Muğla Sıtkı Koçman University
- Motto: "Fresh, Productive, Qualified"
- Type: State university
- Established: 1975 (Muğla School of Management); 1992 (Muğla University); 2012 (Muğla Sıtkı Koçman University);
- Rector: Prof. Dr. Turhan Kaçar
- Location: Merkez, Muğla, Turkey
- Founder: Sıtkı Koçman
- Website: https://www.mu.edu.tr/

= Muğla Sıtkı Koçman University =

Public university in Muğla, Turkey

Muğla Sıtkı Koçman University was established in 1992 as a state university with four proposed faculties: the Faculty of Arts & Sciences and Humanities, the Faculty of Economics and Administrative Sciences, the Faculty of Technical Education and the Faculty of Fisheries. Mugla School of Management, founded in 1975, originally affiliated with the Ankara Academy of Economics and Administrative Sciences, was the first higher education institution in Muğla. It then became the first faculty of Muğla Sıtkı Koçman University upon its establishment. Muğla Vocational School, founded in 1989 as part of Dokuz Eylül University in İzmir, joined Muğla University.

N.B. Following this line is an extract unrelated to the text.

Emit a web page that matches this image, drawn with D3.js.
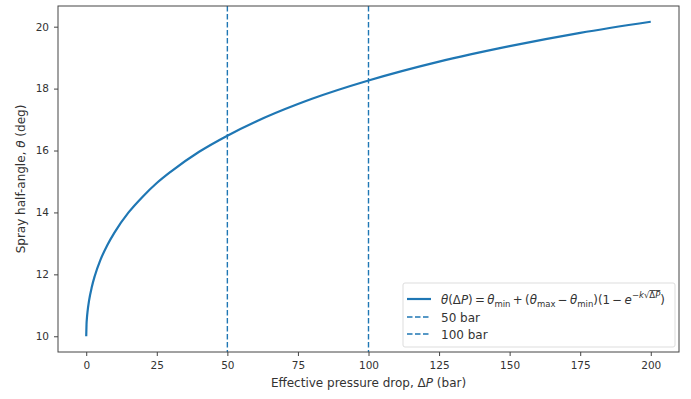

Over the past 20 years, the university has grown to include 18 faculties, 4 graduate schools, 5 schools, 13 vocational schools, and 35 research and application centres. Today, Muğla Sıtkı Koçman University encompasses a two-million square metre campus surrounded by a spectacular mountain view and smaller university sites and schools across the province. Currently, the university services over 41,805 students and employs over 1,300 full-time academic staff.